**AIM**
Retype every line from the top of the entries down to the one with "const kcnAddition = 111; // time of the arrow", both included, and skip the pictures.
* BEGIN PROVIDED RECORDS *
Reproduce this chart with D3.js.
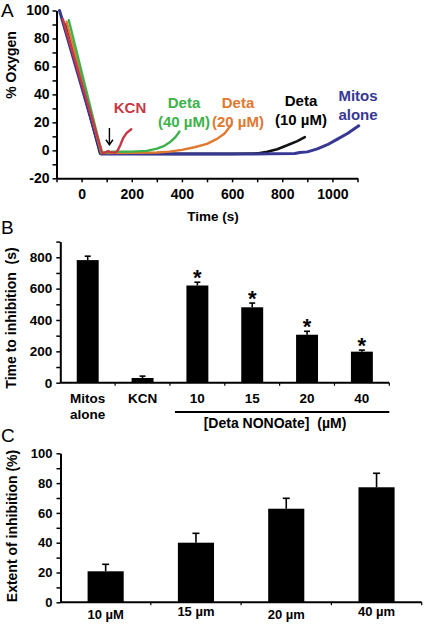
<!DOCTYPE html>
<html>
<head>
<meta charset="utf-8">
<script src="https://cdn.jsdelivr.net/npm/d3@7/dist/d3.min.js"></script>
<style>
  html, body { margin: 0; padding: 0; background: #fff; }
  svg { display: block; }
  text { font-family: "Liberation Sans", Arial, sans-serif; }
</style>
</head>
<body>
<svg id="chart" width="425" height="626"></svg>
<script>
// ---------- Panel A data: % oxygen vs time (s) ----------
const timeTicks = [0, 200, 400, 600, 800, 1000];
const oxygenTicks = [-20, 0, 20, 40, 60, 80, 100];

const mitosAlone = [[-88,100],[78,-2.6],[150,-2.6],[300,-2.7],[450,-2.7],[600,-2.7],[750,-2.5],[850,-2.3],[870,-1.6],[900,-1.1],[940,1],[980,4],[1020,8],[1060,12],[1105,17.5]];
const deta10 = [[-64,90],[74,-2.3],[200,-2.4],[400,-2.5],[600,-2.5],[700,-2.2],[740,-1.0],[780,0.8],[820,3.6],[860,6.6],[890,9.4]];
const deta20 = [[-60,92],[79,-2.0],[200,-1.8],[300,-1.5],[350,-0.9],[400,0.3],[450,2.2],[500,4.6],[540,8.2],[570,12],[597,18.2]];
const deta40 = [[-51,93],[80,-1.6],[130,-1.0],[200,-0.9],[260,-0.4],[300,1.2],[330,3.2],[355,6.2],[375,9.6],[390,13.4]];
const kcn = [[-75,94],[82,-1.8],[95,-1.6],[105,-0.6],[115,-1.3],[135,-1.6],[145,0.2],[155,4],[165,8.5],[180,12.5],[198,15.1]];
const kcnAddition = 111; // time of the arrow

// ---------- Panel B data: time to inhibition ----------
const inhibCategories = ["Mitos alone", "KCN", "10", "15", "20", "40"];
const inhibTime = [782, 30, 620, 481, 306, 198];
const inhibTimeErr = [25, 12, 21, 27, 22, 10];
const inhibSignificant = [false, false, true, true, true, true];
const inhibTicks = [0, 200, 400, 600, 800];

// ---------- Panel C data: extent of inhibition ----------
const extentCategories = ["10 µM", "15 µm", "20 µm", "40 µm"];
const extentValues = [20.8, 40.0, 62.8, 77.2];
const extentErr = [4.7, 6.3, 7.0, 9.4];
const extentTicks = [0, 20, 40, 60, 80, 100];

const svg = d3.select("#chart");
svg.append("rect").attr("width", 425).attr("height", 626).attr("fill", "#fff");

const FONT = '"Liberation Sans", Arial, sans-serif';

function styleAxis(g, fontSize) {
  g.select(".domain").attr("stroke", "#000").attr("stroke-width", 2);
  g.selectAll(".tick line").attr("stroke", "#000").attr("stroke-width", 1.5);
  g.selectAll(".tick text").attr("fill", "#000").style("font-family", FONT)
    .style("font-size", fontSize + "px").style("font-weight", "bold");
}

// ================= Panel A =================
const xA = d3.scaleLinear().domain([-100, 1100]).range([56.5, 357.5]);
const yA = d3.scaleLinear().domain([-20, 100]).range([178.3, 10.5]);

const gAy = svg.append("g").attr("transform", `translate(${xA(-100)},0)`)
  .call(d3.axisLeft(yA).tickValues(d3.range(-20, 101, 10)).tickSize(4).tickSizeOuter(0).tickPadding(3)
    .tickFormat(d => oxygenTicks.includes(d) ? d : ""));
styleAxis(gAy, 14);

const gAx = svg.append("g").attr("transform", `translate(0,${yA(-20)})`)
  .call(d3.axisBottom(xA).tickValues(d3.range(-100, 1101, 100)).tickSize(4).tickSizeOuter(0).tickPadding(7)
    .tickFormat(d => timeTicks.includes(d) ? d : ""));
styleAxis(gAx, 14);

const lineA = d3.line().x(d => xA(d[0])).y(d => yA(d[1]));
const seriesA = [
  { data: deta10, color: "#111111", w: 2.6 },
  { data: mitosAlone, color: "#373894", w: 3 },
  { data: deta20, color: "#e0782f", w: 2.4 },
  { data: deta40, color: "#3db24b", w: 2.4 },
  { data: kcn, color: "#c83844", w: 2.4 }
];
seriesA.forEach(s => {
  svg.append("path").datum(s.data).attr("d", lineA)
    .attr("fill", "none").attr("stroke", s.color).attr("stroke-width", s.w)
    .attr("stroke-linejoin", "round").attr("stroke-linecap", "round");
});

// arrow marking KCN addition
const ax = xA(kcnAddition);
const aTop = yA(16), aTip = yA(4);
svg.append("line").attr("x1", ax).attr("x2", ax).attr("y1", aTop).attr("y2", aTip)
  .attr("stroke", "#000").attr("stroke-width", 1.4);
svg.append("path").attr("d", `M${ax-3.5},${aTip-5} L${ax},${aTip} L${ax+3.5},${aTip-5}`)
  .attr("fill", "none").attr("stroke", "#000").attr("stroke-width", 1.4);

// series labels
const labelsA = [
  { lines: ["KCN"], x: 130, y: 113, color: "#c83844" },
  { lines: ["Deta", "(40 µM)"], x: 184, y: 108, color: "#3db24b" },
  { lines: ["Deta", "(20 µM)"], x: 238, y: 108, color: "#e0782f" },
  { lines: ["Deta", "(10 µM)"], x: 301, y: 106, color: "#000" },
  { lines: ["Mitos", "alone"], x: 358, y: 101, color: "#373894" }
];
labelsA.forEach(l => {
  const t = svg.append("text").attr("x", l.x).attr("y", l.y).attr("text-anchor", "middle")
    .attr("fill", l.color).style("font-size", "15px").style("font-weight", "bold");
  l.lines.forEach((s, i) => t.append("tspan").attr("x", l.x).attr("dy", i === 0 ? 0 : 19).text(s));
});

svg.append("text").attr("transform", "translate(16,65) rotate(-90)").attr("text-anchor", "middle")
  .style("font-size", "14px").style("font-weight", "bold").text("% Oxygen");
svg.append("text").attr("x", 213).attr("y", 221).attr("text-anchor", "middle")
  .style("font-size", "13.5px").style("font-weight", "bold").text("Time (s)");
svg.append("text").attr("x", 1).attr("y", 17).style("font-size", "19px").text("A");

// ================= Panel B =================
const xB = d3.scaleBand().domain(inhibCategories).range([60.3, 389.3]).padding(0);
const yB = d3.scaleLinear().domain([0, 900]).range([382.7, 241.6]);

const gBy = svg.append("g").attr("transform", `translate(60.3,0)`)
  .call(d3.axisLeft(yB).tickValues(d3.range(0, 901, 100)).tickSize(4).tickSizeOuter(0).tickPadding(4)
    .tickFormat(d => inhibTicks.includes(d) ? d : ""));
styleAxis(gBy, 13.5);

const gBx = svg.append("g").attr("transform", `translate(0,${yB(0)})`);
gBx.append("line").attr("x1", 60.3).attr("x2", 389.3).attr("stroke", "#000").attr("stroke-width", 2);
inhibCategories.concat([null]).forEach((c, i) => {
  const x = c === null ? 389.3 : xB(c);
  if (i === 0) return;
  gBx.append("line").attr("x1", x).attr("x2", x).attr("y1", 0).attr("y2", 3)
    .attr("stroke", "#000").attr("stroke-width", 1.2);
});

const bwB = xB.bandwidth() * 0.4;
inhibCategories.forEach((c, i) => {
  const cx = xB(c) + xB.bandwidth() / 2;
  svg.append("rect").attr("x", cx - bwB / 2).attr("width", bwB)
    .attr("y", yB(inhibTime[i])).attr("height", yB(0) - yB(inhibTime[i])).attr("fill", "#000");
  const et = yB(inhibTime[i] + inhibTimeErr[i]);
  svg.append("line").attr("x1", cx).attr("x2", cx).attr("y1", yB(inhibTime[i])).attr("y2", et)
    .attr("stroke", "#000").attr("stroke-width", 1.6);
  svg.append("line").attr("x1", cx - 3).attr("x2", cx + 3).attr("y1", et).attr("y2", et)
    .attr("stroke", "#000").attr("stroke-width", 1.6);
  if (inhibSignificant[i]) {
    svg.append("text").attr("x", cx).attr("y", et + 3).attr("text-anchor", "middle")
      .style("font-size", "22px").style("font-weight", "bold").text("*");
  }
  const parts = c.split(" ");
  const t = svg.append("text").attr("x", cx).attr("y", 403).attr("text-anchor", "middle")
    .style("font-size", "13.5px").style("font-weight", "bold");
  parts.forEach((p, k) => t.append("tspan").attr("x", cx).attr("dy", k === 0 ? 0 : 15.5).text(p));
});

svg.append("line").attr("x1", xB("10") + 5).attr("x2", 389.3).attr("y1", 412).attr("y2", 412)
  .attr("stroke", "#000").attr("stroke-width", 2);
svg.append("text").attr("x", 275).attr("y", 428).attr("text-anchor", "middle")
  .style("font-size", "14px").style("font-weight", "bold").style("white-space", "pre")
  .text("[Deta NONOate]  (µM)");

svg.append("text").attr("transform", "translate(16,318) rotate(-90)").attr("text-anchor", "middle")
  .style("font-size", "14px").style("font-weight", "bold").style("white-space", "pre")
  .text("Time to inhibition  (s)");
svg.append("text").attr("x", 1).attr("y", 234).style("font-size", "19px").text("B");

// ================= Panel C =================
const xC = d3.scaleBand().domain(extentCategories).range([60.5, 421.7]).padding(0);
const yC = d3.scaleLinear().domain([0, 100]).range([602.3, 453.3]);

const gCy = svg.append("g").attr("transform", `translate(60.5,0)`)
  .call(d3.axisLeft(yC).tickValues(d3.range(0, 101, 10)).tickSize(4).tickSizeOuter(0).tickPadding(4)
    .tickFormat(d => extentTicks.includes(d) ? d : ""));
styleAxis(gCy, 13);

const gCx = svg.append("g").attr("transform", `translate(0,${yC(0)})`);
gCx.append("line").attr("x1", 60.5).attr("x2", 421.7).attr("stroke", "#000").attr("stroke-width", 2);
extentCategories.concat([null]).forEach((c, i) => {
  if (i === 0) return;
  const x = c === null ? 421.7 : xC(c);
  gCx.append("line").attr("x1", x).attr("x2", x).attr("y1", 0).attr("y2", 3)
    .attr("stroke", "#000").attr("stroke-width", 1.2);
});

const bwC = xC.bandwidth() * 0.4;
extentCategories.forEach((c, i) => {
  const cx = xC(c) + xC.bandwidth() / 2;
  svg.append("rect").attr("x", cx - bwC / 2).attr("width", bwC)
    .attr("y", yC(extentValues[i])).attr("height", yC(0) - yC(extentValues[i])).attr("fill", "#000");
  const et = yC(extentValues[i] + extentErr[i]);
  svg.append("line").attr("x1", cx).attr("x2", cx).attr("y1", yC(extentValues[i])).attr("y2", et)
    .attr("stroke", "#000").attr("stroke-width", 1.6);
  svg.append("line").attr("x1", cx - 3.5).attr("x2", cx + 3.5).attr("y1", et).attr("y2", et)
    .attr("stroke", "#000").attr("stroke-width", 1.6);
  svg.append("text").attr("x", cx).attr("y", i % 2 === 0 ? 619 : 616).attr("text-anchor", "middle")
    .style("font-size", "13px").style("font-weight", "bold").text(c);
});

svg.append("text").attr("transform", "translate(17,526) rotate(-90)").attr("text-anchor", "middle")
  .style("font-size", "14px").style("font-weight", "bold").text("Extent of inhibition (%)");
svg.append("text").attr("x", 1).attr("y", 442).style("font-size", "19px").text("C");
</script>
</body>
</html>
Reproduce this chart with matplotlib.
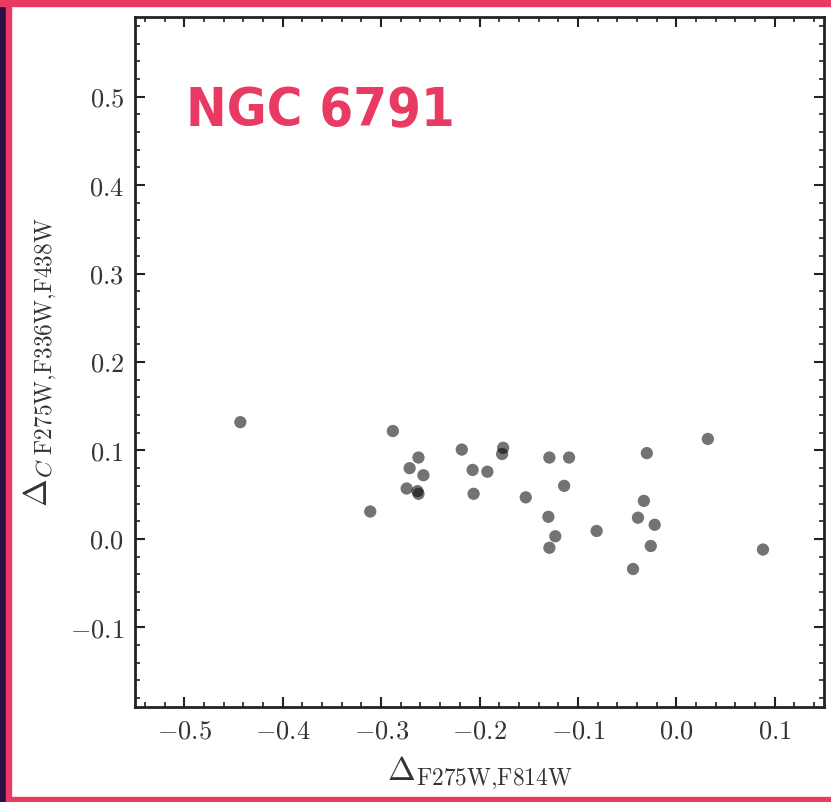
import matplotlib
matplotlib.use("Agg")
import matplotlib.pyplot as plt
from matplotlib.patches import Rectangle
from matplotlib.ticker import MultipleLocator, FuncFormatter

# colour differences
d_f275w_f814w = [-0.443, -0.288, -0.311, -0.262, -0.271, -0.257, -0.274, -0.263, -0.262,
                 -0.218, -0.207, -0.192, -0.176, -0.177, -0.206, -0.129, -0.109, -0.153,
                 -0.114, -0.130, -0.123, -0.129, -0.081, -0.030, -0.033, -0.039, -0.022,
                 -0.026, -0.044, 0.032, 0.088]
d_c_f275w_f336w_f438w = [0.132, 0.122, 0.031, 0.092, 0.080, 0.072, 0.057, 0.054, 0.051,
                         0.101, 0.078, 0.076, 0.103, 0.096, 0.051, 0.092, 0.092, 0.047,
                         0.060, 0.025, 0.003, -0.010, 0.009, 0.097, 0.043, 0.024, 0.016,
                         -0.008, -0.034, 0.113, -0.012]
cluster = "NGC 6791"

plt.rcParams['mathtext.fontset'] = 'cm'
plt.rcParams['font.family'] = 'serif'
plt.rcParams['font.serif'] = ['DejaVu Serif']

fig = plt.figure(figsize=(8.31, 8.02), dpi=100)

# slide-style frame
pink = '#e83a62'
fig.patches.append(Rectangle((0, 0), 6 / 831, 1, transform=fig.transFigure,
                             color='#2e0f43', zorder=0))
fig.patches.append(Rectangle((6 / 831, 0), 5 / 831, 1, transform=fig.transFigure,
                             color=pink, zorder=0))
fig.patches.append(Rectangle((0, 1 - 6 / 802), 1, 6 / 802, transform=fig.transFigure,
                             color=pink, zorder=0))
fig.patches.append(Rectangle((6 / 831, 0), 1, 5 / 802, transform=fig.transFigure,
                             color=pink, zorder=0))

ax = fig.add_axes([135 / 831, 1 - 707 / 802, 689 / 831, 690 / 802])
ax.scatter(d_f275w_f814w, d_c_f275w_f336w_f438w, s=78, color='k', alpha=0.55,
           edgecolors='none')

ax.set_xlim(-0.55, 0.15)
ax.set_ylim(-0.19, 0.59)
ax.xaxis.set_major_locator(MultipleLocator(0.1))
ax.xaxis.set_minor_locator(MultipleLocator(0.02))
ax.yaxis.set_major_locator(MultipleLocator(0.1))
ax.yaxis.set_minor_locator(MultipleLocator(0.02))
fmt = FuncFormatter(lambda v, p: r'$%.1f$' % (0.0 if abs(v) < 1e-9 else v))
ax.xaxis.set_major_formatter(fmt)
ax.yaxis.set_major_formatter(fmt)
ax.tick_params(which='both', direction='in', top=True, right=True, labelsize=19,
               color='#222222', labelcolor='#333333', pad=8)
ax.tick_params(which='major', length=7, width=1.5)
ax.tick_params(which='minor', length=3.5, width=1.2)
for s in ax.spines.values():
    s.set_linewidth(2)
    s.set_color('#222222')

ax.set_xlabel(r'$\Delta_{\rm F275W{,}F814W}$', fontsize=24, labelpad=8, color='#333333')
ax.set_ylabel(r'$\Delta_{C\ \rm F275W{,}F336W{,}F438W}$', fontsize=24, labelpad=8,
              color='#333333')

fig.text(186 / 831, 1 - 126 / 802, cluster, color=pink, fontsize=39, fontweight='bold',
         fontstretch='condensed', family=['DejaVu Sans'], ha='left', va='baseline')

fig.savefig('out.png', dpi=100)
* END PROVIDED RECORDS *
**THE OUTPUT**
Reproduce this chart with D3.js.
<!DOCTYPE html>
<html>
<head>
<meta charset="utf-8">
<script src="https://cdn.jsdelivr.net/npm/d3@7/dist/d3.min.js"></script>
<style>
  html, body { margin: 0; padding: 0; background: #fff; }
  svg { display: block; }
  text { font-family: "Liberation Sans", Arial, sans-serif; }
</style>
</head>
<body>
<svg id="chart" width="425" height="626"></svg>
<script>
// ---------- Panel A data: % oxygen vs time (s) ----------
const timeTicks = [0, 200, 400, 600, 800, 1000];
const oxygenTicks = [-20, 0, 20, 40, 60, 80, 100];

const mitosAlone = [[-88,100],[78,-2.6],[150,-2.6],[300,-2.7],[450,-2.7],[600,-2.7],[750,-2.5],[850,-2.3],[870,-1.6],[900,-1.1],[940,1],[980,4],[1020,8],[1060,12],[1105,17.5]];
const deta10 = [[-64,90],[74,-2.3],[200,-2.4],[400,-2.5],[600,-2.5],[700,-2.2],[740,-1.0],[780,0.8],[820,3.6],[860,6.6],[890,9.4]];
const deta20 = [[-60,92],[79,-2.0],[200,-1.8],[300,-1.5],[350,-0.9],[400,0.3],[450,2.2],[500,4.6],[540,8.2],[570,12],[597,18.2]];
const deta40 = [[-51,93],[80,-1.6],[130,-1.0],[200,-0.9],[260,-0.4],[300,1.2],[330,3.2],[355,6.2],[375,9.6],[390,13.4]];
const kcn = [[-75,94],[82,-1.8],[95,-1.6],[105,-0.6],[115,-1.3],[135,-1.6],[145,0.2],[155,4],[165,8.5],[180,12.5],[198,15.1]];
const kcnAddition = 111; // time of the arrow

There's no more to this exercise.